Duyusal gelişimimiz anne karnında başlar. Yaşamın ilk yılları beyin ve sinir sistemi gelişim ve değişime çok açıktır. Karşılaştığımız her farklı uyaranın  bir duyusal sistemimizde etkileşim yarattığını söyleyebiliriz.  Yukarıda bahsettiğim gibi genetik ve çevresel etkenler duyusal profilimizin oluşmasında oldukça etkilidir. Nasıl ki bebekler fiziksel olarak anne babayla benzerlik gösterebiliyor ise duyusal olarak da bazı benzerlikler olabilir. Çocukluğunda korktuğu için salıncağa hiç binmemiş bir annenin çocuğu da bu alanda zorluk yaşayabilir. Bunun yanı sıra çocuğun bulunduğu çevrenin  duyusal profilinin şekillenmesindeki etkisi çok büyüktür. Duyusal sistemlerimiz uyaranların zengin olduğu bir çevre de yeni şeyleri deneyimleyerek gelişebilir. Pandemi döneminde aslında en çok da bu alanda etkilendik. Gelişim için farklılıkların ve değişkenlerin önemini vurguladığımız bu dönemde; değişmeyen ortam ve kişiler ile geçirilen bu sürecin, çocuklarımızın duyusal gelişimi üzerinde olumsuz etki yarattığını söyleyebilirim.

 

Türkiye’nin ergoterapi mesleği ve duyu bütünleme hakkında farkındalık düzeyi nedir ?

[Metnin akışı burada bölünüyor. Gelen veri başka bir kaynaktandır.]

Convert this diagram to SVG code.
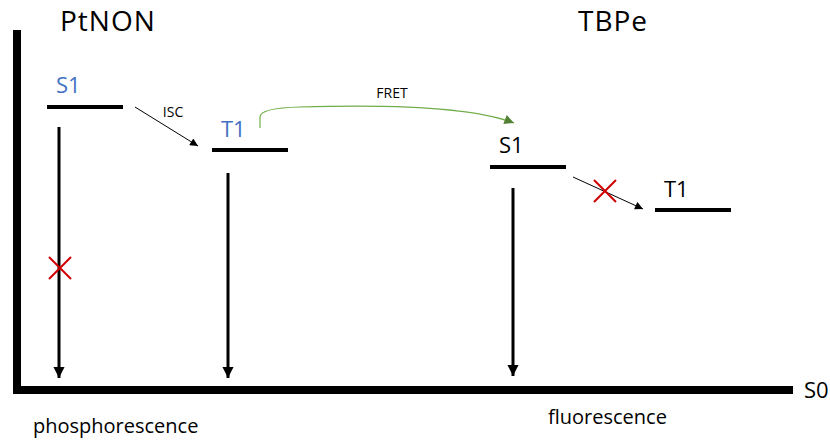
<svg xmlns="http://www.w3.org/2000/svg" width="830" height="440" viewBox="0 0 830 440">
<style>
text{font-family:"Open Sans","Noto Sans","Liberation Sans",sans-serif;fill:#000}
.title{font-size:28px;letter-spacing:1px}
.lbl{font-size:22px}
.blue{fill:#4472C4}
.small{font-size:14px}
.cap{font-size:20px}
.lvl{stroke:#000;stroke-width:4;fill:none}
.decay{stroke:#000;stroke-width:3;fill:none;marker-end:url(#big)}
.thin{stroke:#000;stroke-width:1;fill:none;marker-end:url(#small)}
.x{stroke:#d00000;stroke-width:2;fill:none}
</style>
<defs>
<marker id="big" viewBox="0 0 10 10" refX="10" refY="5" markerWidth="4.3" markerHeight="3.7" markerUnits="strokeWidth" orient="auto"><path d="M0,0 L10,5 L0,10 z" fill="#000"/></marker>
<marker id="small" viewBox="0 0 10 10" refX="10" refY="5" markerWidth="10" markerHeight="8" markerUnits="strokeWidth" orient="auto"><path d="M0,0 L10,5 L0,10 z" fill="#000"/></marker>
<marker id="green" viewBox="0 0 10 10" refX="10" refY="5" markerWidth="10" markerHeight="8" markerUnits="strokeWidth" orient="auto"><path d="M0,0 L10,5 L0,10 z" fill="#548235"/></marker>
</defs>
<g id="axes">
<line x1="17" y1="30" x2="17" y2="394" stroke="#000" stroke-width="8"/>
<line x1="13" y1="390" x2="793" y2="390" stroke="#000" stroke-width="8"/>
<text class="lbl" x="804" y="398">S0</text>
</g>
<g id="titles">
<text class="title" x="60" y="31">PtNON</text>
<text class="title" x="578" y="31">TBPe</text>
</g>
<g id="ptnon-s1">
<text class="lbl blue" x="56" y="93">S1</text>
<line class="lvl" x1="47" y1="107" x2="123" y2="107"/>
</g>
<g id="ptnon-t1">
<text class="lbl blue" x="221" y="137">T1</text>
<line class="lvl" x1="212" y1="150" x2="288" y2="150"/>
</g>
<g id="tbpe-s1">
<text class="lbl" x="499" y="153">S1</text>
<line class="lvl" x1="490" y1="167" x2="566" y2="167"/>
</g>
<g id="tbpe-t1">
<text class="lbl" x="664" y="197">T1</text>
<line class="lvl" x1="655" y1="210" x2="731" y2="210"/>
</g>
<g id="connectors">
<line class="decay" x1="59" y1="127" x2="59" y2="378"/>
<line class="decay" x1="228" y1="173" x2="228" y2="378"/>
<line class="decay" x1="513" y1="188" x2="513" y2="376"/>
<line class="thin" x1="135" y1="107" x2="198" y2="146"/>
<line class="thin" x1="573" y1="177" x2="643" y2="209"/>
<path d="M260,128 L260,117 Q260,108 300,107 Q460,102 514,123" stroke="#70AD47" stroke-width="1.2" fill="none" marker-end="url(#green)"/>
<text class="small" x="173" y="117" text-anchor="middle">ISC</text>
<text class="small" x="392" y="98" text-anchor="middle">FRET</text>
<path class="x" d="M49,257 L71,279 M71,257 L49,279"/>
<path class="x" d="M594,180 L616,202 M616,180 L594,202"/>
</g>
<g id="captions">
<text class="cap" x="33" y="433">phosphorescence</text>
<text class="cap" x="548" y="424">fluorescence</text>
</g>
</svg>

Ergoterapi  mesleğinin temelleri  II. Dünya savaşından da eskiye dayanmaktadır. Bu tarihten önce fiziksel kapasiteyi iyileştirmekten ziyade çoğunlukla psikolojik perspektifte çalışmalar yürütmüştür. Savaştan sonra çok sayıda yaralı asker bulunduğundan dolayı fiziksel kapasite ve günlük yaşam aktivitelerinde ki bağımsızlık üzerine de adımlar atılmıştır. Türkiye’de ilk ise ergoterapist ünvanı 2014 yılında alınmıştır. Amerika Birleşik Devletlerinde 2018 yılında yapılan bir araştırma sonucunda ergoterapi, en iyi 50 meslek arasında 4. Sırada yer almaktadır. Bu sebeple değer görmekle beraber hala gelişmekte olan bir meslek grubu diyebiliriz. Duyu bütünleme terapisi ise ergoterapistlerin çalıştığı alanlardan sadece bir tanesi olarak kabul edilir. Son zamanlarda hızla gelişen teknolojinin fazla ve yanlış kullanımı ile birlikte değişen çevre koşulları çocuklarımızın duyusal profilleri üzerinde oldukça olumsuz etki yaratıyor. Bu durum ise ergoterapistlere ve duyu bütünleme terapisine olan ihtiyacı arttırıyor. Fakat Türkiye’de tam bir farkındalık düzeyi oluştu diyebilmemiz için, ihtiyaç duymayan kesiminde ergoterapi ve duyu bütünleme kavramlarını tam anlamıyla biliyor olması gerektiğini düşünüyorum.